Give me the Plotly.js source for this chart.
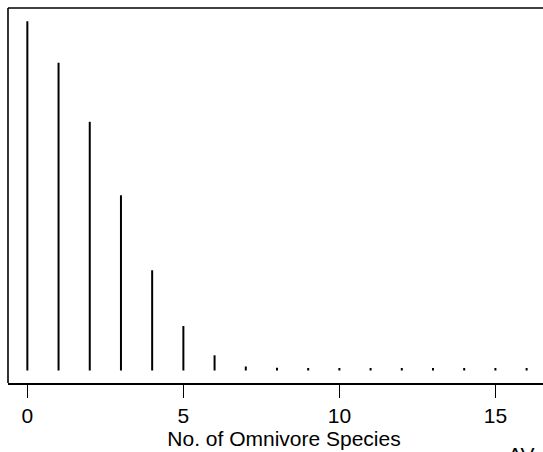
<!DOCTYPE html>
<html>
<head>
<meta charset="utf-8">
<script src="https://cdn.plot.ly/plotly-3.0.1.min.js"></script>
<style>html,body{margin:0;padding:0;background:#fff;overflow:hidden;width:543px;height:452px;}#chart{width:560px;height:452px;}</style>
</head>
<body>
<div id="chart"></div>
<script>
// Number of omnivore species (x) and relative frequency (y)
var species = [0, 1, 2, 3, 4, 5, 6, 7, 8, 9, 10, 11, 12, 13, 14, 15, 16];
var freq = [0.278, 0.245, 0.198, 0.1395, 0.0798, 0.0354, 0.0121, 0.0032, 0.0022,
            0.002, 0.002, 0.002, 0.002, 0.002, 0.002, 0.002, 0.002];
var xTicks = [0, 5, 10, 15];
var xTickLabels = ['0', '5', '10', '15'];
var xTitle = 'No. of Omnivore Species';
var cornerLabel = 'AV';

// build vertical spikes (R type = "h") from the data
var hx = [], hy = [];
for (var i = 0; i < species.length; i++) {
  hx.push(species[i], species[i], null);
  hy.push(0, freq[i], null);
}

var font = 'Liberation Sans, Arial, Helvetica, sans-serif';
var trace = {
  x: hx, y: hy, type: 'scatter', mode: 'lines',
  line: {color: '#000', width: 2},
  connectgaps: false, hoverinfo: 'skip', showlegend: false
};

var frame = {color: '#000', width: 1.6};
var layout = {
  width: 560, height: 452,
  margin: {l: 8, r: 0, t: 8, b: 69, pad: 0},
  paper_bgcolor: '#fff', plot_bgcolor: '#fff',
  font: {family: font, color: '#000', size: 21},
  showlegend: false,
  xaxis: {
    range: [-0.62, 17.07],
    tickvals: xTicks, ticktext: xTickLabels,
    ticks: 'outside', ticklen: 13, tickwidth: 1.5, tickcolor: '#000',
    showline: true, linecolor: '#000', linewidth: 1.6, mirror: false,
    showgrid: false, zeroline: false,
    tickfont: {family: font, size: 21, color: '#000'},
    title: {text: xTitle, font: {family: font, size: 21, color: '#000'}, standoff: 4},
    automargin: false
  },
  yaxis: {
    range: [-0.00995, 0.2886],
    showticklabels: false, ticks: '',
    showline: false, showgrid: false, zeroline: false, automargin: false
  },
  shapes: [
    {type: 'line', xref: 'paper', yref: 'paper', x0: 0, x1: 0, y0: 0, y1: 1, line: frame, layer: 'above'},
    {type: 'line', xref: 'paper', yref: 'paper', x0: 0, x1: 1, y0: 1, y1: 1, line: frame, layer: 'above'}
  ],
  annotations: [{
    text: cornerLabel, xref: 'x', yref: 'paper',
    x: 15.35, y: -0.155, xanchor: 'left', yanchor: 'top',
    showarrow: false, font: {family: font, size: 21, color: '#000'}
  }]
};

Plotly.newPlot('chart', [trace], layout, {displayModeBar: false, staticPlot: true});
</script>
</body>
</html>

STATED TASK
All lines holding the word "chart" should be picked out and copied.

OUTPUT FOR THIS EXERCISE
Give me the Plotly.js source for this chart.
<style>html,body{margin:0;padding:0;background:#fff;overflow:hidden;width:543px;height:452px;}#chart{width:560px;height:452px;}</style>
<div id="chart"></div>
Plotly.newPlot('chart', [trace], layout, {displayModeBar: false, staticPlot: true});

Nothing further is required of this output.